Thank yourself for taking this time for you. Love yourself. Set an intention for yourself today. One, if not all, of these phrases were used during every class. I painstakingly started setting an intention for myself at the beginning of every class. At first, it felt so selfish. You don’t deserve love. My religion had taught me that I was a lowly sinner who was nothing unless the powers that be said I was. The powers that be never did say I was. Countless times, I heard religious rhetoric that insisted we “kill our flesh.” I took that to heart. Fifteen years of eating disorders, yo-yo diets, and promises to myself I would inevitably be incapable of fulfilling. We’re told self-love is wrong and that we have to earn worthiness.

Looking back, these “selfish” intentions were what saved my life.

The next day, that space in front of the mirror was open again. But so was the space in the back of the room. I took a deep breath and rolled out my mat in the front row. On purpose. I sat on my mat, made eye contact with myself, and said, You deserve to take up space. You deserve love. You are smart. You are enough. Every time I made eye contact with myself, I resisted the urge to look away in disgust and instead repeated those words: You deserve to take up space. You are enough.

That corner in front of the mirror slowly became a safe place for me. Every day I repeated those words as I made eye contact with my reflection in the mirror. I realized that perhaps I was intelligent and that maybe I was smart enough to verbalize my ideas, beliefs and opinions. Maybe it wasn’t so much my lack of communication skills, but more that that people do not take the time to listen. In that moment, I vowed to be a better listener. I made a conscience choice to be present in my future conversations. Because everyone deserves to be listened to.

Every day is a challenge, but for the first time, I don’t hate myself or look at myself in disgust. For the first time, I see my body as something of strength, and something that survived.
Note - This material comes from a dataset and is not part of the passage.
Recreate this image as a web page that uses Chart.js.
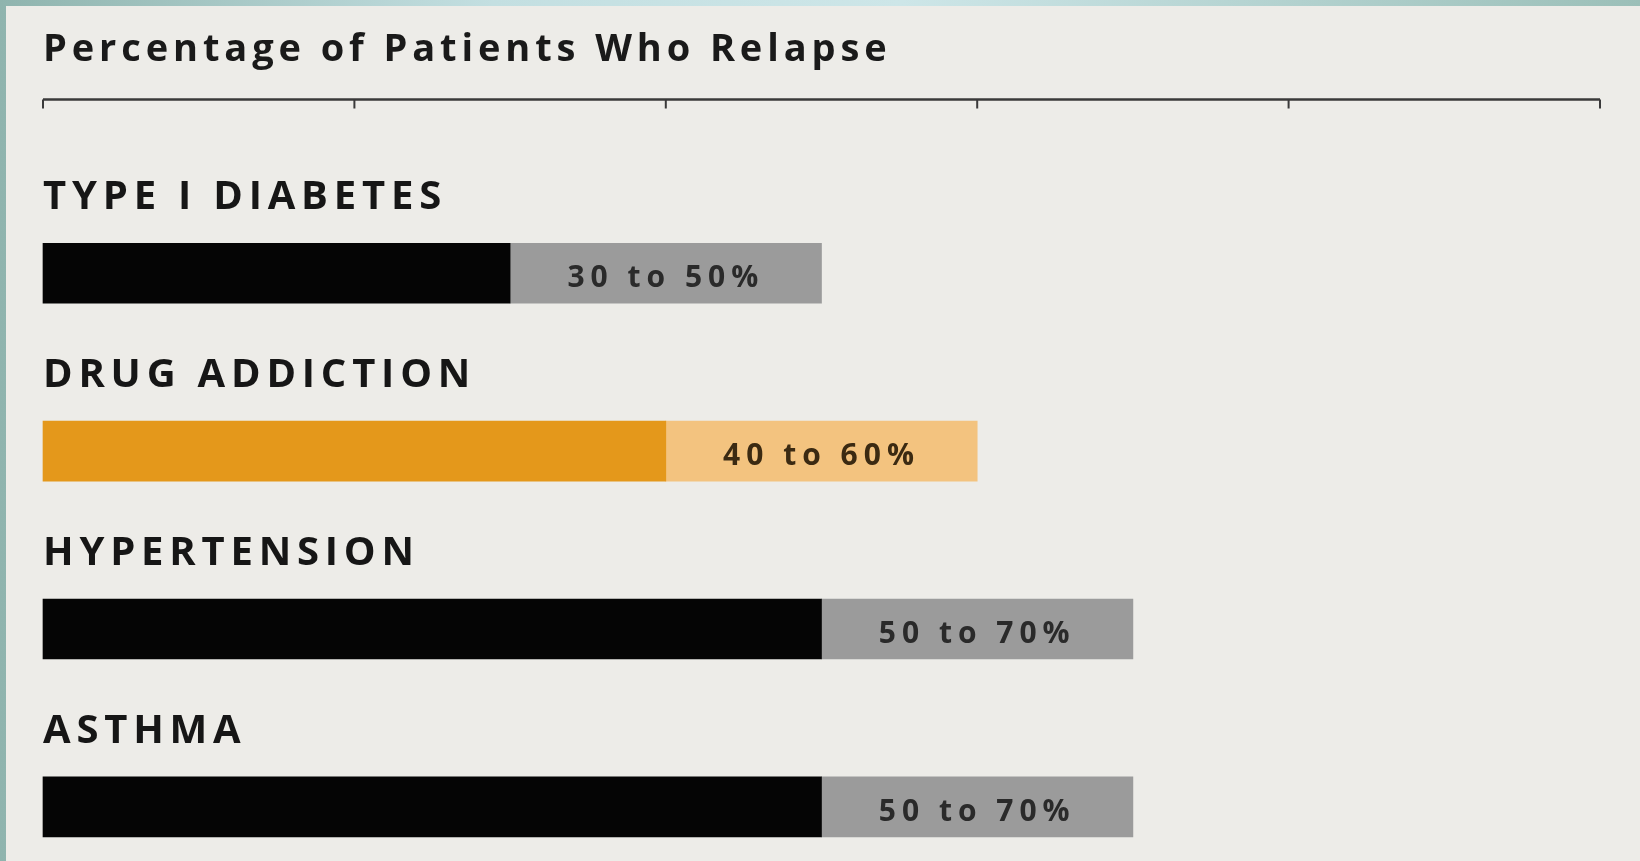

This body ice skates under the fireworks and paddleboards in the Alaskan oceans at sunset. This body runs marathons. This body is smart and brave. This body has a beautiful story of survival to share and for the first time, I really do believe I deserve to take up space.

Yoga teachers yield an influential, fervent position that enables them to change lives. This is the power of yoga.

I share this not for accolades, attention or pity, but because had I read someone’s story like this 10 years ago, I might have realized I was not alone, and that might have saved me a great deal of heartache.

Healing is possible. Self-love is possible.

Maybe, just maybe, a little girl out there will read this and say, “If she can do it, so can I.” This is for you, little girl! You’re enough. You’re worthy. You’re a brave, beautiful survivor with a stunning, unique story to tell.